Rijksvoorlichtingsdienst

Rijkswaterstaat: Voldoende rivierwater om aan watervraag te voldoen

Door het warme en droge weer is de watervraag, met name vanuit de landbouw, toegenomen. De afvoeren van Rijn en Maas zijn nog ruim voldoende om aan de watervraag te voldoen. Rijkswaterstaat verwacht dat dit de komende weken, ook bij droog weer, zo zal blijven.

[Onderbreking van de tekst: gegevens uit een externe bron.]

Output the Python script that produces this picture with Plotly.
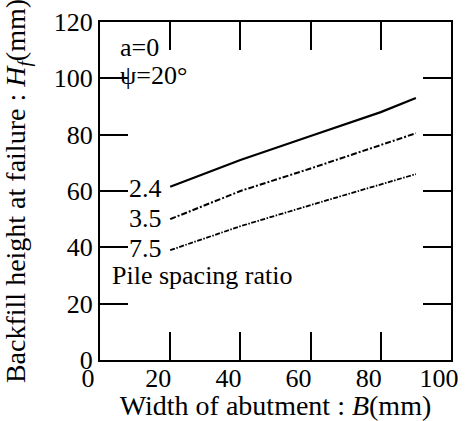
import plotly.graph_objects as go

width_B = [20, 40, 60, 80, 90]
hf_24 = [61.5, 71.0, 79.5, 88.0, 93.0]
hf_35 = [50.0, 60.0, 68.0, 76.5, 80.5]
hf_75 = [39.0, 47.5, 55.0, 62.5, 66.0]
series_names = ["2.4", "3.5", "7.5"]
x_ticks = [0, 20, 40, 60, 80, 100]
y_ticks = [0, 20, 40, 60, 80, 100, 120]
y_ticktext = ["\u00a0\u00a0\u00a0\u00a0" + str(v) for v in y_ticks]

FONT = "Liberation Serif"

fig = go.Figure()
fig.add_trace(go.Scatter(x=width_B, y=hf_24, mode="lines", name=series_names[0],
                         line=dict(color="black", width=2.2)))
fig.add_trace(go.Scatter(x=width_B, y=hf_35, mode="lines", name=series_names[1],
                         line=dict(color="black", width=2, dash="6px,2px,2px,2px")))
fig.add_trace(go.Scatter(x=width_B, y=hf_75, mode="lines", name=series_names[2],
                         line=dict(color="black", width=1.8, dash="5px,1.5px,1.5px,1.5px")))

ann = [
    dict(x=18.3, y=60.9, text=series_names[0], xanchor="right"),
    dict(x=18.3, y=50.3, text=series_names[1], xanchor="right"),
    dict(x=18.3, y=39.6, text=series_names[2], xanchor="right"),
    dict(x=2.8, y=29.9, text="Pile spacing ratio", xanchor="left"),
    dict(x=5.0, y=111, text="a=0", xanchor="left"),
    dict(x=5.0, y=101, text="ψ=20°", xanchor="left"),
]
for a in ann:
    fig.add_annotation(xref="x", yref="y", showarrow=False, yanchor="middle",
                       font=dict(family=FONT, size=26, color="black"), **a)

axis_common = dict(showgrid=False, zeroline=False, showline=True, linecolor="black",
                   linewidth=2, mirror="ticks", ticks="inside", ticklen=28, tickwidth=2,
                   tickcolor="black",
                   tickfont=dict(family=FONT, size=26, color="black"))
fig.update_xaxes(range=[0, 100], tickvals=x_ticks, ticklabelshift=-12, ticklabelstandoff=-6,
                 title=dict(text="Width of abutment : <i>B</i>(mm)", standoff=0,
                            font=dict(family=FONT, size=28, color="black")),
                 **axis_common)
fig.update_yaxes(range=[0, 120], tickvals=y_ticks, ticktext=y_ticktext, ticklabeloverflow="allow",
                 title=dict(text="Backfill height at failure : <i>H<sub>f</sub></i>(mm)", standoff=0,
                            font=dict(family=FONT, size=28, color="black")),
                 **axis_common)
fig.update_layout(width=467, height=421, margin=dict(l=99, r=8, t=10, b=59),
                  plot_bgcolor="white", paper_bgcolor="white", showlegend=False)
fig.write_html("out.html", config={"displayModeBar": False},
               post_script="document.body.style.margin='0';")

Nederland maakt een periode van warm en droog weer mee. Hierdoor neemt de verdamping toe. Om het vochtgehalte in de bovenlaag van de bodem op peil te houden, bijvoorbeeld door beregening, is wateraanvoer nodig. Waar mogelijk wordt hiervoor rivierwater of water uit het IJsselmeer gebruikt. Ondanks het warme en droge weer is daarvan nog ruim voldoende beschikbaar.

Wel is de waterstand in de Veluwerandmeren lager geworden dan het streefpeil van NAP -0,05 meter. Vanuit het Markermeer wordt daarom water vanuit het Markermeer naar de Veluwerandmeren geleid om deze meren weer op het gewenste niveau te krijgen. Op het Julianakanaal langs de Maas wordt het schutten van schepen op een waterbesparende manier uitgevoerd.

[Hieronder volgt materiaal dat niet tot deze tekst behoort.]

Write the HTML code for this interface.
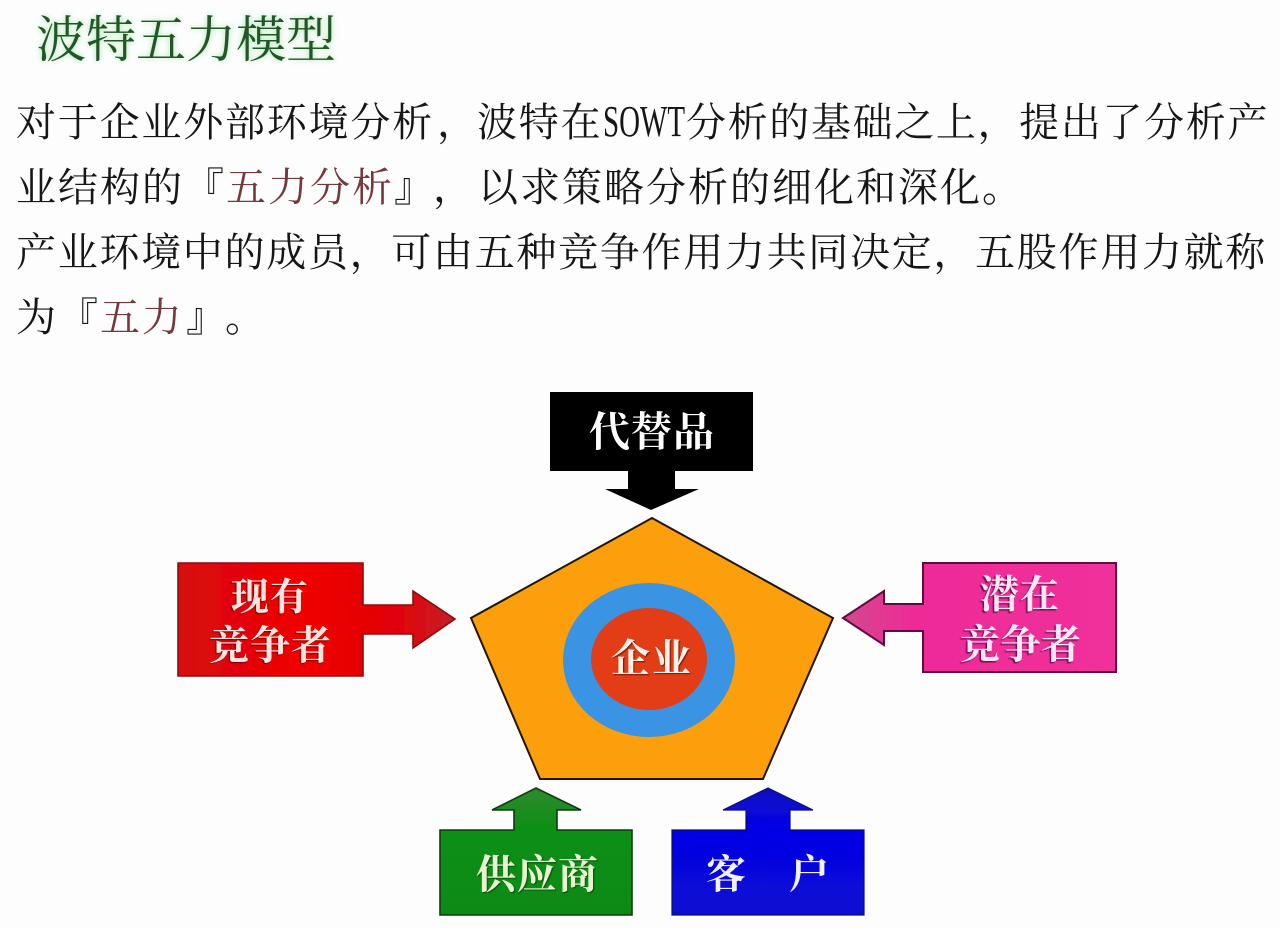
<!DOCTYPE html>
<html lang="zh">
<head>
<meta charset="utf-8">
<title>波特五力模型</title>
<style>
html,body{margin:0;padding:0;background:#fdfdfe;width:1280px;height:928px;overflow:hidden}
svg{display:block}
text{font-family:"Liberation Serif","Noto Serif CJK SC",serif;text-spacing-trim:space-all}
.b{font-size:40px;fill:#141414;letter-spacing:1.65px}
.m{letter-spacing:1.8px}
.w{letter-spacing:2px}
.r{fill:#74393c}
.l{font-weight:700;fill:#fff}
</style>
</head>
<body>
<svg xmlns="http://www.w3.org/2000/svg" width="1280" height="928" viewBox="0 0 1280 928">
<defs>
<filter id="soft" x="-5%" y="-5%" width="110%" height="110%"><feGaussianBlur stdDeviation="0.35"/></filter>
<filter id="glow" x="-10%" y="-40%" width="120%" height="180%"><feGaussianBlur stdDeviation="3"/></filter>
<filter id="sr" x="-10%" y="-10%" width="120%" height="120%"><feDropShadow dx="-1" dy="1" stdDeviation="0.5" flood-color="#6d0505"/></filter>
<filter id="sp" x="-10%" y="-10%" width="120%" height="120%"><feDropShadow dx="-1.5" dy="1.5" stdDeviation="0.5" flood-color="#6b0a4e"/></filter>
<filter id="sg" x="-10%" y="-10%" width="120%" height="120%"><feDropShadow dx="1" dy="1" stdDeviation="0.5" flood-color="#0c4a0c"/></filter>
<filter id="so" x="-10%" y="-10%" width="120%" height="120%"><feDropShadow dx="1" dy="1" stdDeviation="0.6" flood-color="#6d1606"/></filter>
<linearGradient id="gr" x1="0" y1="0" x2="1" y2="0"><stop offset="0" stop-color="#d70a10"/><stop offset=".45" stop-color="#f00000"/><stop offset=".8" stop-color="#e00408"/><stop offset="1" stop-color="#c2202a"/></linearGradient>
<linearGradient id="gp" x1="1" y1="0" x2="0" y2="0"><stop offset="0" stop-color="#f0309c"/><stop offset=".75" stop-color="#ee2b97"/><stop offset="1" stop-color="#d04a8c"/></linearGradient>
<linearGradient id="gg" x1="0" y1="0" x2="0" y2="1"><stop offset="0" stop-color="#2f8a2f"/><stop offset=".3" stop-color="#0f8f16"/><stop offset="1" stop-color="#118a17"/></linearGradient>
<linearGradient id="gb" x1="0" y1="0" x2="0" y2="1"><stop offset="0" stop-color="#0a0ac0"/><stop offset=".3" stop-color="#0505e6"/><stop offset="1" stop-color="#0808d2"/></linearGradient>
</defs>

<rect width="1280" height="928" fill="#fdfdfe"/>

<!-- title -->
<text x="36" y="57" font-size="50" fill="#9be29b" filter="url(#glow)">波特五力模型</text>
<text x="36" y="57" font-size="50" fill="#24562c" filter="url(#soft)">波特五力模型</text>

<!-- paragraph -->
<g filter="url(#soft)">
<text class="b m" x="16" y="136">对于企业外部环境分析</text>
<text class="b" x="437" y="136">，</text>
<text class="b m" x="477" y="136">波特在</text>
<text x="603" y="136" font-size="44" fill="#141414" textLength="82" lengthAdjust="spacingAndGlyphs">SOWT</text>
<text class="b" x="686" y="136">分析的基础之上，提出了分析产</text>

<text class="b w" x="16" y="201">业结构的</text>
<text class="b" x="184" y="201">『</text>
<text class="b w r" x="226" y="201">五力分析</text>
<text class="b" x="394" y="201">』</text>
<text class="b" x="433" y="201">，</text>
<text class="b w" x="478" y="201">以求策略分析的细化和深化。</text>

<text class="b" x="16" y="266" style="letter-spacing:1.7px">产业环境中的成员，可由五种竞争作用力共同决定，五股作用力就称</text>

<text class="b" x="16" y="331">为</text>
<text class="b" x="58" y="331">『</text>
<text class="b r" x="100" y="331">五力</text>
<text class="b" x="186" y="331">』</text>
<text class="b" x="225" y="331">。</text>
</g>

<!-- pentagon -->
<g filter="url(#soft)">
<polygon points="652,518 833,618 763,779 540,779 471,618" fill="#fb9f0a" stroke="#221405" stroke-width="2"/>
<ellipse cx="649" cy="660" rx="86" ry="77" fill="#3a93e4"/>
<ellipse cx="649" cy="659" rx="58" ry="51" fill="#e23d14"/>

<!-- black -->
<polygon points="550,392 753,392 753,471 675,471 675,489 699,489 651,510 605,489 628,489 628,471 550,471" fill="#000"/>

<!-- red -->
<polygon points="178,563 363,563 363,605 413,605 413,591 455,619 413,648 413,634 363,634 363,676 178,676" fill="url(#gr)" stroke="#8c0d10" stroke-width="1.6"/>

<!-- pink -->
<polygon points="1116,563 923,563 923,604 884,604 884,591 843,618 884,645 884,631 923,631 923,672 1116,672" fill="url(#gp)" stroke="#5c0a3f" stroke-width="2"/>

<!-- green -->
<polygon points="440,830 514,830 514,810 492,810 536,788 581,810 557,810 557,830 632,830 632,915 440,915" fill="url(#gg)" stroke="#0d3d10" stroke-width="1.6"/>

<!-- blue -->
<polygon points="672,830 746,830 746,810 723,810 768,788 813,810 790,810 790,830 864,830 864,915 672,915" fill="url(#gb)" stroke="#0a0a70" stroke-width="1.2"/>
</g>

<!-- labels -->
<text class="l" x="589" y="446" font-size="41" textLength="125" lengthAdjust="spacing" filter="url(#soft)">代替品</text>
<g filter="url(#sr)">
<text class="l" x="231" y="610" font-size="38" style="fill:#ffe3dc" textLength="77" lengthAdjust="spacing">现有</text>
<text class="l" x="209" y="659" font-size="40" style="fill:#ffe3dc" textLength="122" lengthAdjust="spacing">竞争者</text>
</g>
<g filter="url(#sp)">
<text class="l" x="980" y="608" font-size="39" style="fill:#ffe6f4" textLength="79" lengthAdjust="spacing">潜在</text>
<text class="l" x="960" y="658" font-size="40" style="fill:#ffe6f4" textLength="121" lengthAdjust="spacing">竞争者</text>
</g>
<text class="l" x="611" y="672" font-size="39" style="fill:#fff0e6" textLength="80" lengthAdjust="spacing" filter="url(#so)">企业</text>
<text class="l" x="476" y="888" font-size="40" style="fill:#e6f7cf" textLength="122" lengthAdjust="spacing" filter="url(#sg)">供应商</text>
<g filter="url(#soft)">
<text class="l" x="706" y="888" font-size="40" style="fill:#f0f0ff">客</text>
<text class="l" x="789" y="888" font-size="40" style="fill:#f0f0ff">户</text>
</g>
</svg>
</body>
</html>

Waterschappen kondigen in toenemende mate beregeningsverboden af. Dit gebeurt vooral in gebieden waar weinig mogelijkheden zijn om water naar toe te leiden. Verder gaan de waterschappen na of de criteria worden overschreden om te starten met de inspectie van veendijken.

De afvoer van de Rijn is de afgelopen week gedaald van 2500 m3/s tot 1900 m3/s. Deze waarde is iets lager dan normaal voor de tijd van het jaar. Voor de Maas is de afvoer van 60 m3/s aan de lage kant, maar dit levert nog geen grote problemen op. De komende week zal de afvoer van zowel de Rijn als de Maas iets verder afnemen, maar ruim voldoende blijven om aan alle watervraag te voldoen. Er is daarom geen aanleiding om de Landelijke Coördinatiecommissie voor de Waterverdeling (LCW) bijeen te roepen.